Death ‘Off The Table’ As Stinson Suppression Hearings Continue

The defense team of Landon Stinson — a Cadiz man charged with the July 2021 double-murder of Sue Faris and Matthew Blakeley — made relentless efforts toward a motion of suppression Friday afternoon in Trigg County Circuit Court, in regard to evidence acquired at his Julien Road duplex.

But it was in those closing moments of the 3 ½ hour hearing in which two developments came to light.

No. 1: Commonwealth’s Attorney Carrie Ovey-Wiggins relayed a supplemental notice, informing Circuit Judge Natalie White and the court that the death penalty will not be sought. Instead, aggravators, if convicted, could lead to a sentence of life imprisonment without parole in the first 25 years.

And No. 2: Stinson’s sister, Katelynn Schiro, testified for more than 20 minutes…in order to show standing of Stinson’s residence at the time of the murders, which was reportedly transitioning between the Cerulean Road and Julien Road residences and of Stinson’s free will.

Assistant Commonwealth’s Attorney Jill Giordano brought cross examination about the coming and going at the Faris home.

Earlier in the hearing, defenders Chris Woodall and Bill Deatherage urged that Kentucky State Police detectives David Dick and Brian Hill, as well as two other detectives, may have located, photographed and seized materials on the Julien Road property before a search warrant and affidavit was writ and signed by Christian County Circuit Judge Andrew Self.

Subpoenaed by the defense, Dick and Hill were separated for blind questioning, in order to see if their recollections and procedures aligned.
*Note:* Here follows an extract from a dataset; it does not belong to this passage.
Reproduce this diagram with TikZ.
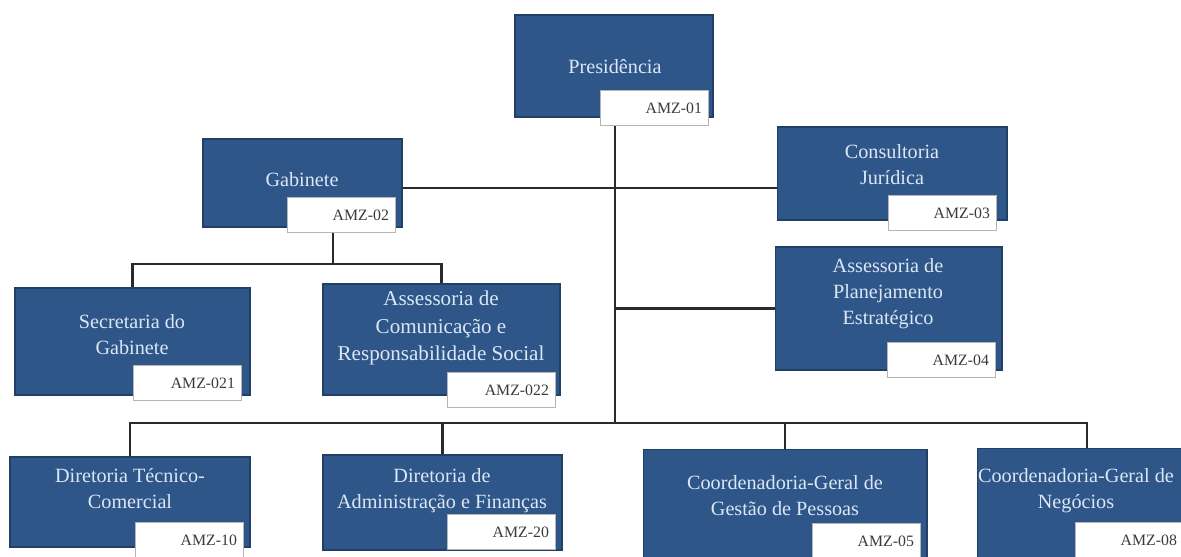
\documentclass[tikz,border=0pt]{standalone}
\usepackage{fontspec}
\setmainfont{Liberation Serif}
\usetikzlibrary{positioning, calc}
\definecolor{unitblue}{HTML}{2F5689}
\definecolor{unitedge}{HTML}{223F66}
\definecolor{unittext}{HTML}{DCE7F5}
\definecolor{codetext}{HTML}{3A3A3A}
\definecolor{codeedge}{HTML}{B5B5B5}
\definecolor{linkgray}{HTML}{2A2A2A}
\tikzset{
  % caixa de uma unidade
  unit/.style={draw=unitedge, line width=0.6pt, fill=unitblue, inner sep=0pt},
  % nome da unidade
  unitlbl/.style={font=\fontsize{11.5}{14.8}\selectfont, text=unittext, align=center},
  % codigo da unidade
  codebox/.style={draw=codeedge, line width=0.5pt, fill=white, minimum height=0.7cm,
    text width=1.9cm, inner xsep=0.13cm, inner ysep=0pt, align=right,
    font=\fontsize{9}{10}\selectfont, text=codetext, anchor=north west},
  % ligacoes do organograma
  link/.style={line width=1.3pt, linkgray},
}
\begin{document}
\begin{tikzpicture}[x=0.02cm, y=-0.02cm]
  \useasboundingbox (0,0) rectangle (1181,557);
  \clip (0,0) rectangle (1181,557);
  % ligacoes
  \coordinate (trunk) at (615,423);
  \coordinate (gabbus) at (333,264);
  % unidades
  \node[unit, minimum width=3.96cm, minimum height=2.04cm] (pres) at (614,66) {};
  \node[unit, minimum width=3.98cm, minimum height=1.76cm] (gab) at (302.5,183) {};
  \node[unit, minimum width=4.60cm, minimum height=1.86cm] (cons) at (892,173.5) {};
  \node[unit, minimum width=4.70cm, minimum height=2.14cm] (sec) at (132.5,341.5) {};
  \node[unit, minimum width=4.74cm, minimum height=2.22cm] (asscom) at (441.5,339.5) {};
  \node[unit, minimum width=4.54cm, minimum height=2.46cm] (plan) at (888.5,308.5) {};
  \node[unit, minimum width=4.80cm, minimum height=1.80cm] (dirtec) at (130,502) {};
  \node[unit, minimum width=4.78cm, minimum height=1.90cm] (diradm) at (442.5,502.5) {};
  \node[unit, minimum width=5.68cm, minimum height=2.50cm] (coordp) at (785,512) {};
  \node[unit, minimum width=4.40cm, minimum height=2.50cm] (coordn) at (1087,511) {};

  \draw[link] (trunk |- pres.south) -- (trunk);
  \draw[link] ([shift={(0,5)}]gab.east) -- ([shift={(0,5)}]gab.east -| cons.west);
  \draw[link] (trunk |- plan.west) -- (plan.west);
  \draw[link] (gabbus |- gab.south) -- (gabbus);
  \draw[link] (sec.north) |- (gabbus) -| (asscom.north);
  \draw[link] (dirtec.north) |- (trunk) -| (coordn.north);
  \draw[link] (diradm.north) -- (diradm.north |- trunk);
  \draw[link] (coordp.north) -- (coordp.north |- trunk);

  \node[unitlbl] (pres-t) at (615,67) {Presidência};
  \node[unitlbl] (gab-t) at (302,180) {Gabinete};
  \node[unitlbl] (cons-t) at (892,165) {Consultoria\\Jurídica};
  \node[unitlbl] (sec-t) at (132,335) {Secretaria do\\Gabinete};
  \node[unitlbl, font=\fontsize{12}{15.5}\selectfont] (asscom-t) at (441,328)
    {Assessoria de\\Comunicação e\\Responsabilidade Social};
  \node[unitlbl] (plan-t) at (888,294) {Assessoria de\\Planejamento\\Estratégico};
  \node[unitlbl] (dirtec-t) at (130,489) {Diretoria Técnico-\\Comercial};
  \node[unitlbl] (diradm-t) at (442,491) {Diretoria de\\Administração e Finanças};
  \node[unitlbl] (coordp-t) at (785,496) {Coordenadoria-Geral de\\Gestão de Pessoas};
  \node[unitlbl] (coordn-t) at (1076,491) {Coordenadoria-Geral de\\Negócios};

  % codigos
  \node[codebox] (pres-c) at (600,90) {AMZ-01};
  \node[codebox] (gab-c) at (287,197) {AMZ-02};
  \node[codebox] (cons-c) at (888,195) {AMZ-03};
  \node[codebox] (sec-c) at (133,365) {AMZ-021};
  \node[codebox] (asscom-c) at (447,372) {AMZ-022};
  \node[codebox] (plan-c) at (887,342) {AMZ-04};
  \node[codebox] (dirtec-c) at (135,522) {AMZ-10};
  \node[codebox] (diradm-c) at (447,514) {AMZ-20};
  \node[codebox] (coordp-c) at (812,523) {AMZ-05};
  \node[codebox] (coordn-c) at (1075,522) {AMZ-08};
\end{tikzpicture}
\end{document}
Both were asked to retread steps not only from two years ago at the scenes of the crime, but also from the previous hearing August 28.

Under the tightest microscope and the true essence of Friday: whether the timestamps on at least 100 photos from Julien Road, as well as the computer-aided dispatch report, possessed metadata and hard stops on time, or rather loose interpretations of investigation timelines.

According to multiple documents and repeated testimony, Self’s signature on the search warrant and related notes came at 6:29 PM, July 3, 2021.

Dick went through 90 minutes of testimony and cross examination from Woodall and Giordano, with Commonwealth’s Attorney Carrie Ovey-Wiggins objecting near the midway point.

Woodall then presented Dick with more than 125 KSP photos of the Julien Road crime scene — in which 25 of them, presented last week as new discovery from the Commonwealth, possessed metadata one hour prior to the originally submitted batch. Dick testified that two photographers were used, and that in submitting the photos to Frankfort, duplicate file numbers were discovered.

Photos of a destroyed phone and black bag filled with paraphernalia, located along the treeline by Stinson’s mother Rhonda Neighbors, were taken — according to metadata — around 6:06-6:07 PM.

Eventually, the Commonwealth would again object.

White said she would have her orders out by next week. Stinson’s trial is set to begin with jury selection the morning of September 18, and could last up to two weeks.

White also struck down the testimony of David Robertson, an IT systems engineer and integrator at Forefront Solutions, who was called in to properly describe metadata. And why, perhaps, 25 new photos of the Julien Road crime scene presented by the Commonwealth would have timestamps of 5:28 PM, July 3, 2021, when most of the photos taken had different marks.

It was removed because the Commonwealth had been given, in their eyes, insufficient time to respond and prepare for an expert witness. Woodall and Deatherage said it was “likely” this concept would be revisited during the trial proceedings.

Hill, meanwhile, testified for nearly 30 minutes — answering some of the same questions Dick did under Woodall. He spent considerable time as one of the two photographers for the scenes, but much like his counterpart, did not have the expertise required to discuss the matters of regional dispatch.